Product Definition and Performance Parameter Architecture
In optical communication, purchasing decisions are driven by parameter combinations. The parameters that matter are lane speed, aggregate bandwidth, reach, optical budget, FEC margin, latency, module power, thermal envelope, form factor, and interoperability. Short-reach datacom remains dominated by direct-detect optics, but the battleground has moved from 100G per lane to 200G per lane. 1.6T modules are pushing 212.5Gbps PAM4, up to 500 meters over single-mode fiber, and roughly 16W-class power into the commercialization window. For metro and DCI, coherent pluggables continue expanding their addressable range: 400G coherent pluggables can extend transport over several thousand kilometers, while 800G coherent is defined around 2–10 km fixed-wavelength links and 80–120 km amplified single-span DCI use cases. The product category spans pluggable modules, AOC/DAC, coherent pluggables, TRO/LRO, NPO/CPO, and other configurations. Key application domains span AI and cloud data centers, carrier networks, industrial parks, government, and enterprises, and industry, power, and transportation networks.

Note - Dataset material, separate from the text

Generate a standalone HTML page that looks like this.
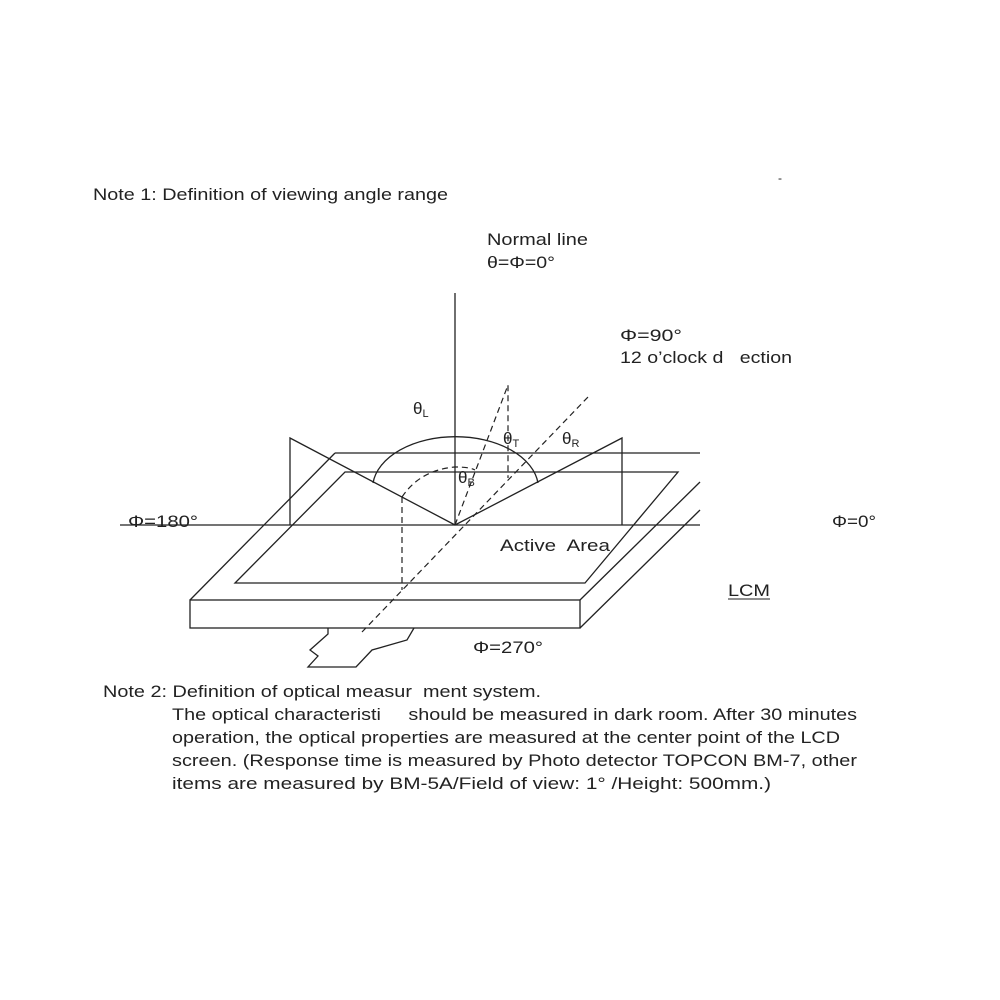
<!DOCTYPE html>
<html><head><meta charset="utf-8"><style>
html,body{margin:0;padding:0;background:#fff}
svg{display:block}
text{font-family:"Liberation Sans",sans-serif;font-size:17px;fill:#222;white-space:pre}
</style></head><body>
<svg width="1000" height="1000" viewBox="0 0 1000 1000" xmlns="http://www.w3.org/2000/svg" xml:space="preserve">
<g stroke="#222" stroke-width="1.3" fill="none">
<line x1="455" y1="293" x2="455" y2="525"/>
<line x1="120" y1="525" x2="700" y2="525"/>
<line x1="335" y1="453" x2="700" y2="453"/>
<polygon points="345,472 678,472 585,583 235,583"/>
<line x1="335" y1="453" x2="190" y2="600"/>
<rect x="190" y="600" width="390" height="28"/>
<line x1="580" y1="600" x2="700" y2="482"/>
<line x1="580" y1="628" x2="700" y2="510"/>
<polyline points="290,525 290,438 455,525 622,438 622,525"/>
<path d="M373,483 A83,52 0 0 1 538,483"/>
<polyline points="328,628 328,634 310,650 318,656 308,667 356,667 372,650 407,640 414,628"/>
</g>
<g stroke="#222" stroke-width="1.2" fill="none" stroke-dasharray="6,4">
<path d="M402,497 Q420,470 455,467 Q470,467 475,470"/>
<line x1="402" y1="497" x2="402" y2="590"/>
<line x1="362" y1="632" x2="588" y2="397"/>
<polyline points="455,525 508,385 508,478"/>
</g>
<text x="778" y="182" textLength="6" style="font-size:12px">-</text>
<text x="93" y="200" textLength="355" lengthAdjust="spacingAndGlyphs">Note 1: Definition of viewing angle range</text>
<text x="487" y="245" textLength="101" lengthAdjust="spacingAndGlyphs">Normal line</text>
<text x="487" y="268" textLength="68" lengthAdjust="spacingAndGlyphs">θ=Φ=0°</text>
<text x="620" y="341" textLength="62" lengthAdjust="spacingAndGlyphs">Φ=90°</text>
<text x="620" y="363" textLength="172" lengthAdjust="spacingAndGlyphs">12 o’clock d   ection</text>
<text x="413" y="414">θ<tspan style="font-size:11px" dy="3">L</tspan></text>
<text x="503" y="444">θ<tspan style="font-size:11px" dy="3">T</tspan></text>
<text x="562" y="444">θ<tspan style="font-size:11px" dy="3">R</tspan></text>
<text x="458" y="483">θ<tspan style="font-size:11px" dy="3">B</tspan></text>
<text x="128" y="527" textLength="70" lengthAdjust="spacingAndGlyphs">Φ=180°</text>
<text x="832" y="527" textLength="44" lengthAdjust="spacingAndGlyphs">Φ=0°</text>
<text x="500" y="551" textLength="110" lengthAdjust="spacingAndGlyphs">Active  Area</text>
<text x="728" y="596" textLength="42" lengthAdjust="spacingAndGlyphs">LCM</text>
<line x1="728" y1="599" x2="770" y2="599" stroke="#222" stroke-width="1"/>
<text x="473" y="653" textLength="70" lengthAdjust="spacingAndGlyphs">Φ=270°</text>
<text x="103" y="697" textLength="438" lengthAdjust="spacingAndGlyphs">Note 2: Definition of optical measur  ment system.</text>
<text x="172" y="720" textLength="685" lengthAdjust="spacingAndGlyphs">The optical characteristi     should be measured in dark room. After 30 minutes</text>
<text x="172" y="743" textLength="668" lengthAdjust="spacingAndGlyphs">operation, the optical properties are measured at the center point of the LCD</text>
<text x="172" y="766" textLength="685" lengthAdjust="spacingAndGlyphs">screen. (Response time is measured by Photo detector TOPCON BM-7, other</text>
<text x="172" y="789" textLength="599" lengthAdjust="spacingAndGlyphs">items are measured by BM-5A/Field of view: 1° /Height: 500mm.)</text>
</svg>
</body></html>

Competitive Dynamics and Vendor Landscape
The vendor landscape now has three parallel competitive layers. At the systems layer, key players remain Huawei, Nokia, Ciena, Cisco, and ZTE. Huawei and ZTE span access, transport, campus, and industrial optical networks. Nokia materially reinforced its optical footprint after absorbing Infinera in February 2025, signaling that competition is expanding into coherent semiconductors, open optical networking, and hyperscaler channel access. Ciena remains strong in packet-optical and coherent transport. Cisco ties coherent pluggables directly to routed optical networking. At the transceiver and component layer, representative names include Coherent and Lumentum internationally, and Innolight, Eoptolink, Accelink, and HG Genuine in China. Fiber and connectivity remain anchored by Corning and YOFC. On operating performance, Corning’s Optical Communications segment delivered USD 4.274 billion of FY2025 sales, up 35% year over year. Ciena reported USD 4.77 billion of FY2025 revenue. Nokia reported approximately EUR 3.019 billion of 2025 Optical Networks sales. Lumentum’s FY2025 Cloud & Networking revenue reached USD 1.411 billion.
Technology Roadmap and Growth Vectors
Over the next 12–36 months, optical communication growth will cluster around several steeper vectors. The first is AI scale-out and scale-up interconnect, where 800G is still ramping and 1.6T is moving from demos and sampling toward deployment validation; the decisive variables are 200G/lane device maturity, power, thermals, yield, and supply resilience. In March 2026, Huawei launched a next-generation optical network portfolio aimed at AI-centric all-optical target networks, and Nokia introduced application-optimized coherent solutions with materially lower TCO. Corning unveiled multicore fiber, micro-cable, and co-packaged-optics-related connectivity solutions at OFC 2026, while Broadcom launched the industry’s first 400G/lane optical DSP. The second vector is coherent pluggable expansion in DCI and metro transport. The third is access-network upgrade with 50G PON, 10G all-optical broadband, FTTR/FTTO, and Wi-Fi 7 integration. The fourth is medium-term technology reserve: multicore fiber, NPO/CPO, optical sensing, and deterministic all-optical industry transport. Future winners will be defined by who can integrate devices, modules, systems, customer qualification, and scaled manufacturing in one motion.